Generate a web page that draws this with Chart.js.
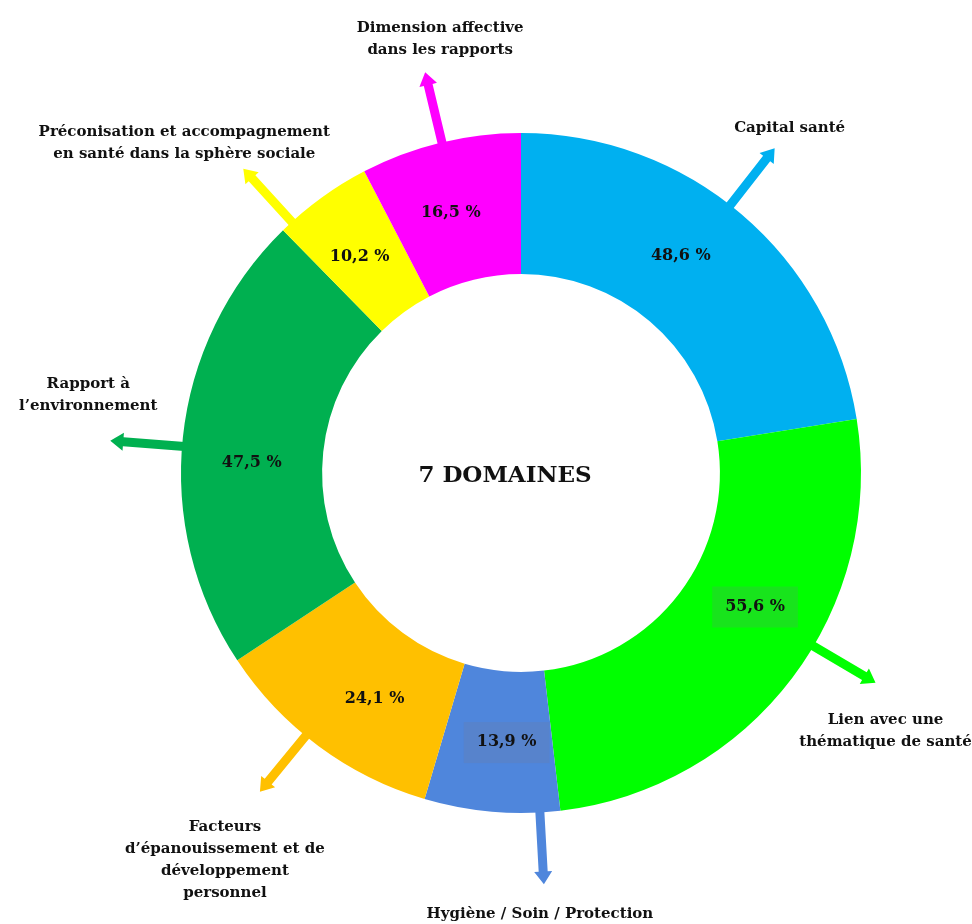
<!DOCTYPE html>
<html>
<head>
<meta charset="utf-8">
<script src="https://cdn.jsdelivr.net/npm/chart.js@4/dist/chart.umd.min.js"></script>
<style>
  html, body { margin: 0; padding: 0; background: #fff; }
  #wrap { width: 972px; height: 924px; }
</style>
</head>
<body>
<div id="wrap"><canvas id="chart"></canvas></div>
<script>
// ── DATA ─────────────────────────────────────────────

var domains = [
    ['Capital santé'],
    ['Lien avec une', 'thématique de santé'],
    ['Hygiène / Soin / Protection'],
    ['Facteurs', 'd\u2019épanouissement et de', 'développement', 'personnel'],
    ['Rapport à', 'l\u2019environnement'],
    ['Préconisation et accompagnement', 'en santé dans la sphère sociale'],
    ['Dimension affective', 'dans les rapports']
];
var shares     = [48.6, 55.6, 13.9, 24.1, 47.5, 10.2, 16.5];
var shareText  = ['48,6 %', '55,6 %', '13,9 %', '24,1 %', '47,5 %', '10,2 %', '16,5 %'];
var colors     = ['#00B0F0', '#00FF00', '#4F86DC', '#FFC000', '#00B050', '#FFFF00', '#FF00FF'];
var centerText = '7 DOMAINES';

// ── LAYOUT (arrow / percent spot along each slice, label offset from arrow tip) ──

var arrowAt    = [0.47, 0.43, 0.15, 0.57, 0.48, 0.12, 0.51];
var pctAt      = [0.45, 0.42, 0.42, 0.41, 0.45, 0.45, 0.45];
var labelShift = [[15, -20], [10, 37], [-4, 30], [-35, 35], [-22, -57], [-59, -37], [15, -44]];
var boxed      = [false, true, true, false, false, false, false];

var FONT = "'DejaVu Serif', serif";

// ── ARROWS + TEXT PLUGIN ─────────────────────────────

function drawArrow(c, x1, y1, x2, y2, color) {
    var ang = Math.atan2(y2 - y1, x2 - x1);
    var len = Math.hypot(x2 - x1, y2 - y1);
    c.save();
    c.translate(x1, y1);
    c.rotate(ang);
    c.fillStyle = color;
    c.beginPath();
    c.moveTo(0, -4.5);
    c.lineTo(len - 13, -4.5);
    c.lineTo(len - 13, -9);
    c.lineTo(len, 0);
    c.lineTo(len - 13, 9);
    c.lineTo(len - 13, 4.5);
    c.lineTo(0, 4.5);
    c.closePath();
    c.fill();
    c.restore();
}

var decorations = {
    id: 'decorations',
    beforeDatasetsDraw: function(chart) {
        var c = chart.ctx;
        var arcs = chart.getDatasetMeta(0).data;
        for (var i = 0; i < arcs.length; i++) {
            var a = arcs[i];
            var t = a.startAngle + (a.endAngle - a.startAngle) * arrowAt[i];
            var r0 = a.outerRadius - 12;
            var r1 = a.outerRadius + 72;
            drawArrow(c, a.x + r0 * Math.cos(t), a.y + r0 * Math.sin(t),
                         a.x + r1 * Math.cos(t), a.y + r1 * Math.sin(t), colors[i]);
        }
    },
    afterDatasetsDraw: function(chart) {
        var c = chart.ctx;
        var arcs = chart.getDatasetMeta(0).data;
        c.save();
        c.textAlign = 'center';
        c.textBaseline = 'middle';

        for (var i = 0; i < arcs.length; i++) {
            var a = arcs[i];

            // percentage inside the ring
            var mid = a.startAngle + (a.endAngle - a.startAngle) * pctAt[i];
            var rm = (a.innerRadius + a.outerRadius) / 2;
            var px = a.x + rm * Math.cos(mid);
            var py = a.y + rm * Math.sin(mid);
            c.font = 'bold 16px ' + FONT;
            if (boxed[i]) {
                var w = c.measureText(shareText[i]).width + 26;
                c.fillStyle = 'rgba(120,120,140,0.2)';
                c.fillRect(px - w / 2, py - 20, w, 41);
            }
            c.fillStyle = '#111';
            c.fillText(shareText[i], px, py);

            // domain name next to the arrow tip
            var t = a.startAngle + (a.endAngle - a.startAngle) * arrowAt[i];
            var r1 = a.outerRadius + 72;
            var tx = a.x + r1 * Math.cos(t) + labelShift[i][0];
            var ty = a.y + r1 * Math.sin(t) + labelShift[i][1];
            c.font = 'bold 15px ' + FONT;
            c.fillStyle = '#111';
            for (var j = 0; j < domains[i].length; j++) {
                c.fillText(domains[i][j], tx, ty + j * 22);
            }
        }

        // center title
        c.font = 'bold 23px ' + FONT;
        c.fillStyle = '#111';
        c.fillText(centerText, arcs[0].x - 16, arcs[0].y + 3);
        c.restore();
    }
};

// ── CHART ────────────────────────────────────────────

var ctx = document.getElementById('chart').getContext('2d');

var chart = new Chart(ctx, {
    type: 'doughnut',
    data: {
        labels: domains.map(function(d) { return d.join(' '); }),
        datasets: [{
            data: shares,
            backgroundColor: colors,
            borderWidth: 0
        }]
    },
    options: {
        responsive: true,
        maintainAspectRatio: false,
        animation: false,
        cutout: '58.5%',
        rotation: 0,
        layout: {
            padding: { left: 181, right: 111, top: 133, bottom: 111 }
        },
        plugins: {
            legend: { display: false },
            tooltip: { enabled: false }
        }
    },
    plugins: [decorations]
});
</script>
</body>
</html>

§ Request: With the pictures left out, restate word for word every line of the data above, from the first down to the line that contains "var centerText = '7 DOMAINES';".

§ Task solution:
Generate a web page that draws this with Chart.js.
<!DOCTYPE html>
<html>
<head>
<meta charset="utf-8">
<script src="https://cdn.jsdelivr.net/npm/chart.js@4/dist/chart.umd.min.js"></script>
<style>
  html, body { margin: 0; padding: 0; background: #fff; }
  #wrap { width: 972px; height: 924px; }
</style>
</head>
<body>
<div id="wrap"><canvas id="chart"></canvas></div>
<script>
// ── DATA ─────────────────────────────────────────────

var domains = [
    ['Capital santé'],
    ['Lien avec une', 'thématique de santé'],
    ['Hygiène / Soin / Protection'],
    ['Facteurs', 'd\u2019épanouissement et de', 'développement', 'personnel'],
    ['Rapport à', 'l\u2019environnement'],
    ['Préconisation et accompagnement', 'en santé dans la sphère sociale'],
    ['Dimension affective', 'dans les rapports']
];
var shares     = [48.6, 55.6, 13.9, 24.1, 47.5, 10.2, 16.5];
var shareText  = ['48,6 %', '55,6 %', '13,9 %', '24,1 %', '47,5 %', '10,2 %', '16,5 %'];
var colors     = ['#00B0F0', '#00FF00', '#4F86DC', '#FFC000', '#00B050', '#FFFF00', '#FF00FF'];
var centerText = '7 DOMAINES';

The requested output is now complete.